Here’s a few of my favourite annoyances which I’ve had along the way from our families. There’s quite a few so grab a cuppa and settle in haha
- ‘I didn’t know you were trying’ – Oddly enough I don’t find it necessary to share the details of my sex life with you. I will of course bear in mind that in future you would like to know how often your son is getting laid, I’ll even share the positions if you like?
- ‘Oh it’ll pass by 12 weeks’ – This was in reference to my morning sickness, which by the way continued right until week 20.
- ‘You might not be able to breastfeed, you better get some formula’ – This was my mother, who didn’t breastfeed any of her 5 children and has some very antiquated views on it. While it did end up being true it didn’t help that she was there basically rubbing it in my face.
- ‘You should just give her some formula, she’ll sleep longer at night’ – Again, my mother. It was utter bullshit by the way, some days Baby B would have formula at bedtime instead of breastmilk and it literally made no difference to how she would sleep.
- ‘And how’s my baby?’ – My dad. In reference to Baby B. I promptly pointed out that I was fine, thanks for asking. When the issue was pushed I called him out on it and said that I didn’t remember tumbling around the bedroom with him creating her. Utterly gross but 100% effective!
- ‘Oh she’ll go for longer once she gets to 6 weeks’ – Mother in law in reference to sleep. Ironically she breastfed so she should know that babies don’t necessarily live on a schedule. She still maintains she went for longer from 6 weeks even though I repeatedly correct her that it was from 12 weeks.
- ‘Maybe she just needs something a little more to help her sleep’ – My mother was suggesting I crush up a rusk biscuit (hideous things anyway) and add this to my 2 month old’s bottle. No, no and NO. I’ve made my feelings about early weaning perfectly clear.
- ‘It never did you lot/my two any harm’ – Both sets of parents are horrendously guilty of this one. When we say we are or are not doing something (usually because they have asked) it becomes a game of ‘well I did this and…’, almost like they feel they need to defend their parenting choices. There is a complete lack of understanding that guidelines have changed entirely since 25+ years go (and for good reason most of the time), or that things have simply moved forward and modernised.
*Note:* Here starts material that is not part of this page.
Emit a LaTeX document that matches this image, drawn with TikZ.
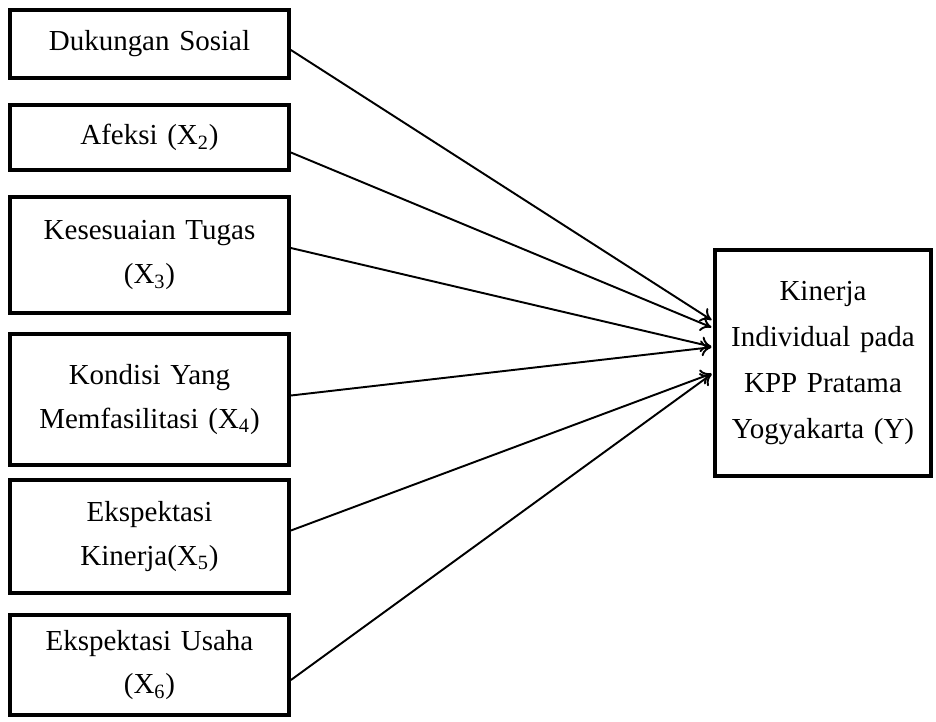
\documentclass[tikz,border=0pt]{standalone}
\usepackage{fontspec}
\setmainfont{Liberation Serif}
\usetikzlibrary{calc, arrows.meta}

\tikzstyle{var} = [draw, line width=2.2pt, minimum width=5.58cm, text width=5.4cm, align=center, inner sep=0pt, font=\fontsize{16.5}{25}\selectfont]
\tikzstyle{dep} = [draw, line width=2.2pt, minimum width=4.32cm, minimum height=4.52cm, text width=4.2cm, align=center, inner sep=0pt, font=\fontsize{16.5}{26}\selectfont]
\tikzstyle{link} = [-{To[length=6pt, width=9pt]}, line width=1.1pt, shorten >=1pt]

\begin{document}
\begin{tikzpicture}[x=0.02cm, y=-0.02cm]
\useasboundingbox (0,0) rectangle (936,721);

% independent variables
\node[var, minimum height=1.36cm] (dukungan) at (149.5,44) {Dukungan Sosial};
\node[var, minimum height=1.30cm] (afeksi) at (149.5,137.5) {Afeksi (X\textsubscript{2})};
\node[var, minimum height=2.32cm] (tugas) at (149.5,255) {Kesesuaian Tugas \\ (X\textsubscript{3})};
\node[var, minimum height=2.62cm] (kondisi) at (149.5,399.5) {Kondisi Yang \\ Memfasilitasi (X\textsubscript{4})};
\node[var, minimum height=2.26cm] (ekskinerja) at (149.5,536.5) {Ekspektasi \\ Kinerja(X\textsubscript{5})};
\node[var, minimum height=2.00cm] (eksusaha) at (149.5,665) {Ekspektasi Usaha \\ (X\textsubscript{6})};

% dependent variable
\node[dep] (kinerja) at (823,363) {Kinerja \\ Individual pada \\ KPP Pratama \\ Yogyakarta (Y)};

% paths
\draw[link] ($(dukungan.east)+(0,6)$) -- ($(kinerja.west)+(0,-42)$);
\draw[link] ($(afeksi.east)+(0,15)$) -- ($(kinerja.west)+(0,-35)$);
\draw[link] ($(tugas.east)+(0,-7)$) -- ($(kinerja.west)+(0,-16)$);
\draw[link] ($(kondisi.east)+(0,-4)$) -- ($(kinerja.west)+(0,-16)$);
\draw[link] ($(ekskinerja.east)+(0,-6)$) -- ($(kinerja.west)+(0,10)$);
\draw[link] ($(eksusaha.east)+(0,15)$) -- ($(kinerja.west)+(0,10)$);
\end{tikzpicture}
\end{document}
- ‘I just let my two have whatever they want but they were never spoilt’ – Mother in law. So recently I have begun teaching Baby B the value of the word no. I get that she won’t understand what it means yet but she can begin to learn the word goes with a certain tone etc and that she’s stopped from whatever it is she is doing. Apparently this was mean of me and she can do whatever she likes – I think not. I stated that she would be told no quite often in life and that she won’t be getting everything just because she wants it and was met with the above statement. Now, although I love my husband he is the most spoilt brat I know when things don’t go his way. He has full on tantrums and can sulk for a whole day about something trivial. His brother? Refuses to move out at 30yrs old because he wouldn’t have mummy there to do everything for him. But no, of course they’re not spoilt.
- ‘Oh she’s teething’ – Both sets of parents on this one. They literally attribute everything to the fact that Baby B has been teething for the last 3 months. Grumpy baby? Teething. Not sleeping? Teething. Physically pushing away from someone? Teething. Not eating? Teething. Too much poo? Teething. Too little poo? Teething. It is like there is no possibility of there being anything else at play, it’s all the teething!